Below is the same scene today. 


Let's take a look at what they had to face each morning:

The white arrow points to the house that my mom and Aunt lived. This was Welch St.  The front door of their house faced the B&O rail yard,  while the back door faced the NYC railroad.  They were surrounded on 3 sides by soot, ash, and noise of steam trains all day and all night.  I don't know what may have been worse... the shear look of the area covered in soot... or the asbestos flying through the air day and night from the train brakes.  This of course is where Joe Fazio and his family lived, (his restaurant today is in the center right of this photo)  and so the Fazios and my family were friends back then.   I would grow up only blocks from here,  on Smith Street,  right across the street from the largest rail yard in Charleston.  The trains ran day and night and crashed their boxcars together right near my window,  but I had it a hundred times better on Smith St than my family did just blocks away "back in the day".
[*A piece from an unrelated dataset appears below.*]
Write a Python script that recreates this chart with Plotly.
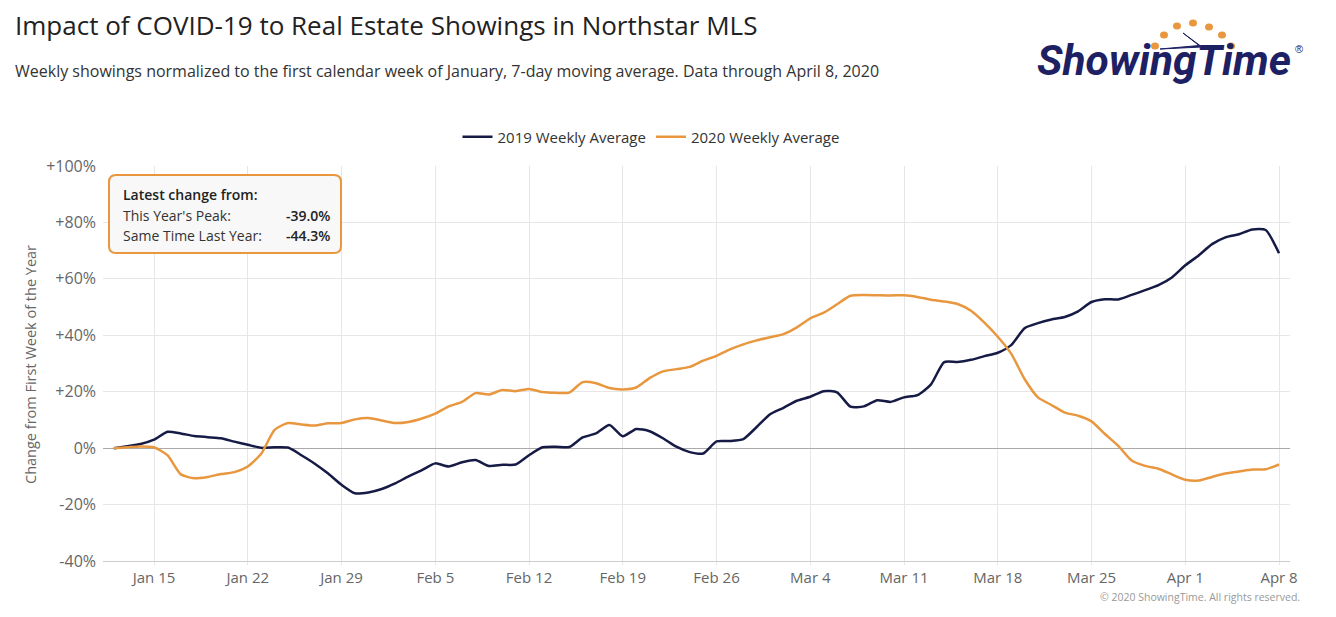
import pandas as pd
import plotly.graph_objects as go

# ---------------- data ----------------
dates = pd.date_range("2020-01-12", "2020-04-08", freq="D")

avg_2019 = [
    0.0, 0.7, 1.5, 3.0, 5.8, 5.2, 4.3, 3.9, 3.5, 2.3, 1.2, 0.1, 0.3, 0.2, -2.5, -5.5,
    -9.0, -13.0, -16.0, -15.7, -14.5, -12.5, -10.0, -7.8, -5.4, -6.5, -5.0, -4.2, -6.3, -5.9,
    -5.8, -2.5, 0.3, 0.5, 0.4, 3.8, 5.2, 8.2, 4.2, 6.8, 6.0, 3.5, 0.5, -1.4, -1.9, 2.4,
    2.5, 3.2, 7.5, 12.0, 14.3, 16.8, 18.2, 20.2, 19.8, 14.7, 14.8, 17.0, 16.4, 18.0, 18.8,
    22.5, 30.5, 30.5, 31.3, 32.6, 33.8, 36.5, 42.5, 44.3, 45.6, 46.5, 48.5, 51.8, 52.8,
    52.7, 54.3, 56.0, 57.8, 60.5, 64.8, 68.3, 72.3, 74.7, 75.8, 77.5, 77.3, 69.1,
]

avg_2020 = [
    0.0, 0.3, 0.6, 0.3, -2.5, -9.3, -10.7, -10.2, -9.2, -8.5, -6.5, -2.0, 6.5, 8.9, 8.4,
    8.0, 8.8, 8.9, 10.2, 10.7, 9.8, 8.9, 9.3, 10.5, 12.2, 14.8, 16.4, 19.5, 19.0, 20.6,
    20.2, 21.0, 19.9, 19.6, 19.7, 23.4, 23.0, 21.3, 20.8, 21.5, 24.8, 27.2, 28.0, 28.8,
    31.0, 32.7, 35.0, 36.8, 38.2, 39.3, 40.4, 42.8, 46.0, 48.0, 51.0, 54.0, 54.3, 54.2,
    54.1, 54.2, 53.6, 52.6, 52.0, 51.1, 48.7, 44.5, 39.5, 33.5, 24.5, 18.0, 15.3, 12.6,
    11.5, 9.5, 5.0, 0.8, -4.4, -6.3, -7.3, -9.3, -11.2, -11.5, -10.2, -9.0, -8.3, -7.6,
    -7.5, -5.8,
]

series_names = ["2019 Weekly Average", "2020 Weekly Average"]
series_colors = ["#161b45", "#e8973f"]

x_tick_dates = ["2020-01-15", "2020-01-22", "2020-01-29", "2020-02-05", "2020-02-12",
                "2020-02-19", "2020-02-26", "2020-03-04", "2020-03-11", "2020-03-18",
                "2020-03-25", "2020-04-01", "2020-04-08"]
x_tick_labels = ["Jan 15", "Jan 22", "Jan 29", "Feb 5", "Feb 12", "Feb 19", "Feb 26",
                 "Mar 4", "Mar 11", "Mar 18", "Mar 25", "Apr 1", "Apr 8"]
y_tick_vals = [-40, -20, 0, 20, 40, 60, 80, 100]
y_tick_labels = ["-40%", "-20%", "0%", "+20%", "+40%", "+60%", "+80%", "+100%"]

title_text = "Impact of COVID-19 to Real Estate Showings in Northstar MLS"
subtitle_text = ("Weekly showings normalized to the first calendar week of January, "
                 "7-day moving average. Data through April 8, 2020")
box_title = "Latest change from:"
box_rows = [("This Year's Peak:", "-39.0%"), ("Same Time Last Year:", "-44.3%")]
y_title = "Change from First Week of the Year"
credit = "© 2020 ShowingTime. All rights reserved."

# ---------------- layout geometry (pixels) ----------------
WIDTH, HEIGHT = 1336, 617
L, R, T, B = 103, 1290, 166, 561
PW, PH = R - L, B - T
FONT = "Open Sans, Noto Sans, sans-serif"
LOGO_NAVY = "#1d2163"


def px(x):
    return (x - L) / PW


def py(y):
    return (B - y) / PH


fig = go.Figure()
for vals, name, col in zip([avg_2019, avg_2020], series_names, series_colors):
    fig.add_trace(go.Scatter(
        x=dates, y=vals, name=name, mode="lines",
        line=dict(color=col, width=2.5, shape="spline", smoothing=0.6),
    ))

annotations = [
    dict(text=title_text, x=px(13), y=py(25), xref="paper", yref="paper",
         xanchor="left", yanchor="middle", showarrow=False,
         font=dict(family=FONT, size=26, color="#222222")),
    dict(text=subtitle_text, x=px(13), y=py(71), xref="paper", yref="paper",
         xanchor="left", yanchor="middle", showarrow=False,
         font=dict(family=FONT, size=16, color="#333333")),
    dict(text=credit, x=px(1302), y=py(597), xref="paper", yref="paper",
         xanchor="right", yanchor="middle", showarrow=False,
         font=dict(family=FONT, size=10.5, color="#999999")),
    dict(text=y_title, x=px(30), y=py(365), xref="paper", yref="paper",
         xanchor="center", yanchor="middle", showarrow=False, textangle=-90,
         font=dict(family=FONT, size=14.5, color="#666666")),
    # logo
    dict(text="<b><i>ShowingTime</i></b>", x=px(1035), y=py(61), xref="paper", yref="paper",
         xanchor="left", yanchor="middle", showarrow=False,
         font=dict(family="Roboto, Liberation Sans, sans-serif", size=42.5, color=LOGO_NAVY)),
    dict(text="®", x=px(1299), y=py(49), xref="paper", yref="paper",
         xanchor="center", yanchor="middle", showarrow=False,
         font=dict(family="Liberation Sans, sans-serif", size=11, color=LOGO_NAVY)),
    # info box text
    dict(text=box_title, x=px(121), y=py(195), xref="paper", yref="paper",
         xanchor="left", yanchor="middle", showarrow=False,
         font=dict(family=FONT, size=14, color="#222222", weight=600)),
]
for i, (lab, val) in enumerate(box_rows):
    yy = 215 + 20 * i
    annotations.append(dict(text=lab, x=px(121), y=py(yy), xref="paper", yref="paper",
                            xanchor="left", yanchor="middle", showarrow=False,
                            font=dict(family=FONT, size=14, color="#333333")))
    annotations.append(dict(text=val, x=px(332), y=py(yy), xref="paper", yref="paper",
                            xanchor="right", yanchor="middle", showarrow=False,
                            font=dict(family=FONT, size=14, color="#222222", weight=600)))


def rounded_rect(x0, y0, x1, y1, r):
    pts = [
        f"M {px(x0 + r)},{py(y0)}",
        f"L {px(x1 - r)},{py(y0)}",
        f"Q {px(x1)},{py(y0)} {px(x1)},{py(y0 + r)}",
        f"L {px(x1)},{py(y1 - r)}",
        f"Q {px(x1)},{py(y1)} {px(x1 - r)},{py(y1)}",
        f"L {px(x0 + r)},{py(y1)}",
        f"Q {px(x0)},{py(y1)} {px(x0)},{py(y1 - r)}",
        f"L {px(x0)},{py(y0 + r)}",
        f"Q {px(x0)},{py(y0)} {px(x0 + r)},{py(y0)}",
        "Z",
    ]
    return " ".join(pts)


shapes = [
    dict(type="path", path=rounded_rect(109, 175, 341, 253, 7), xref="paper", yref="paper",
         line=dict(color="#e8973f", width=2), fillcolor="rgba(248,248,248,0.95)", layer="above"),
]
# logo dots and clock hand
logo_dots = [(1155, 46), (1164, 35), (1177, 26), (1193, 23), (1209, 27), (1222, 35), (1231, 46)]
for (cx, cy) in logo_dots:
    shapes.append(dict(type="circle", xref="paper", yref="paper",
                       x0=px(cx - 4), x1=px(cx + 4), y0=py(cy + 3.5), y1=py(cy - 3.5),
                       fillcolor="#e8973f", line=dict(width=0)))
shapes.append(dict(type="path", xref="paper", yref="paper",
                   path=(f"M {px(1183)},{py(33)} L {px(1202)},{py(47)} "
                         f"L {px(1160)},{py(49)} L {px(1199)},{py(45.5)} Z"),
                   fillcolor=LOGO_NAVY, line=dict(color=LOGO_NAVY, width=1)))

fig.update_layout(
    width=WIDTH, height=HEIGHT,
    margin=dict(l=L, r=WIDTH - R, t=T, b=HEIGHT - B, pad=0),
    paper_bgcolor="white", plot_bgcolor="white",
    font=dict(family=FONT, color="#666666"),
    showlegend=True,
    legend=dict(orientation="h", x=px(651), xanchor="center", y=py(137), yanchor="middle",
                font=dict(family=FONT, size=15, color="#333333"),
                bgcolor="rgba(0,0,0,0)", itemwidth=30, tracegroupgap=0),
    annotations=annotations,
    shapes=shapes,
    hovermode="x unified",
    xaxis=dict(
        type="date",
        range=["2020-01-11 04:30", "2020-04-08 19:40"],
        tickvals=x_tick_dates, ticktext=x_tick_labels,
        showgrid=True, gridcolor="#e6e6e6", gridwidth=1,
        showline=True, linecolor="#cccccc", linewidth=1,
        ticks="outside", ticklen=3, tickcolor="#e6e6e6",
        tickfont=dict(family=FONT, size=15, color="#666666"),
        zeroline=False, fixedrange=True,
    ),
    yaxis=dict(
        range=[-40, 100],
        tickvals=y_tick_vals, ticktext=y_tick_labels,
        showgrid=True, gridcolor="#e6e6e6", gridwidth=1,
        zeroline=True, zerolinecolor="#aaaaaa", zerolinewidth=1,
        showline=False, ticks="", ticklabelstandoff=6,
        tickfont=dict(family=FONT, size=16, color="#666666"),
        fixedrange=True,
    ),
)

fig.write_html("out.html")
A little more family history: My mom and Aunts grandmother on their fathers side lived right around the corner from them on Young Street near the railroad tracks.  "Old Lady Lewis" was a locally famous bootlegger,  and some say also ran prostitutes. She wasn't a woman to fool with and would kill you as look at you.  All the cops liked her (she paid em) and protected her back here in the bad part of town.  

Old Lady Lewis

Old lady Lewis was a powerful woman, so much so that we believe she managed to get pardons for her two sons due to her connections with police, judges, and who knows who else.  You simply didnt mess with her.

Old Lady Lewis

Two of her three sons, Lawrence and Wilbur Bonham


Every time I look at these photos,  I get mad.  Why?  Because it just reminds me that it wasn't only Blacks struggling.  Whites also lived in poverty.   I've often said that poverty is the greatest incentive in the world to motivate a person.  This holds true as long as you're not being spoon fed by the government and kept down. The people from this area,  both Black and White hard a hard row to hoe.  Most did fine.  Others (like Joe Fazio) did better.